Authors mount opposition to Google's books

Writers of books are preparing to boycott Google’s attempt at building a digital library online, accusing the Web giant of trying to re-write copyright laws.

J K Rowling, Philip Pullman and other British authors have signed a petition headed by American fantasy author Ursula le Guin, which argues that Google's cunning plan would "render copyright essentially meaningless".

Le Guin's petition has been signed by 365 other writers and was delivered to to a US judge on Tuesday.

Google Books plans to carry published works that are out of copyright, plus "snippets" of current titles with the option to pay to read a full copy. Google is offering authors $60 per title on its virtual shelves, plus a share of revenue. Authors are obliged to to opt out of the scheme, rather than opt in. The deadline for opting out was Tuesday.

Google paid $125 million last year to resolve a copyright case with the Authors Guild and the Association of American Publishers and establish an independent "Book Rights Registry," to funnel revenue from digital sales to authors and publishers.

The settlement was subsequently limited to books registered with the US Copyright Office by January 5, 2009 or published in Australia, Britain, Canada or the United States.

Le Guin is calling for the US to be exempted from the deal, a move which would render it useless.

The petition here, claims the settlement was negotiated by the Authors Guild "without consultation with any other group of authors or American authors as a whole."

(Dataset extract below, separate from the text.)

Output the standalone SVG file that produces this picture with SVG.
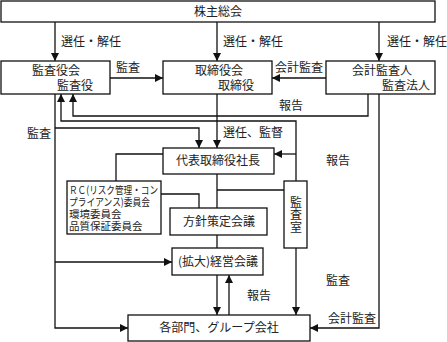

"The Guild cannot and does not speak for all American writers," Le Guin wrote. "Its settlement cannot be seen as reflecting the will or interest of any group but the Guild. We ask that the principle of copyright, which is directly threatened by the settlement, be honored and upheld in the United States," she continued, concluding, "We urge our government and our courts to allow no corporation to circumvent copyright law or dictate the terms of that control."

A Google spokesperson said: "If approved by the court, this settlement stands to unlock access to millions of books in the US while giving authors and publishers new ways to distribute their work."

But Harry Potter author and multi millionaire JK Rowlings' lawyer told the Times, the settlement would "purport to change US and international copyright rules".

Philip Pullman’s agent, wants to know: “Why should we have to do this because Google decided to set something up which is clearly for the benefit of Google?

“Google can’t afford to do it without the support of major authors — they have to come back with a better deal.”

Neither Pullman nor Rowling want their books to appear on the proposed service.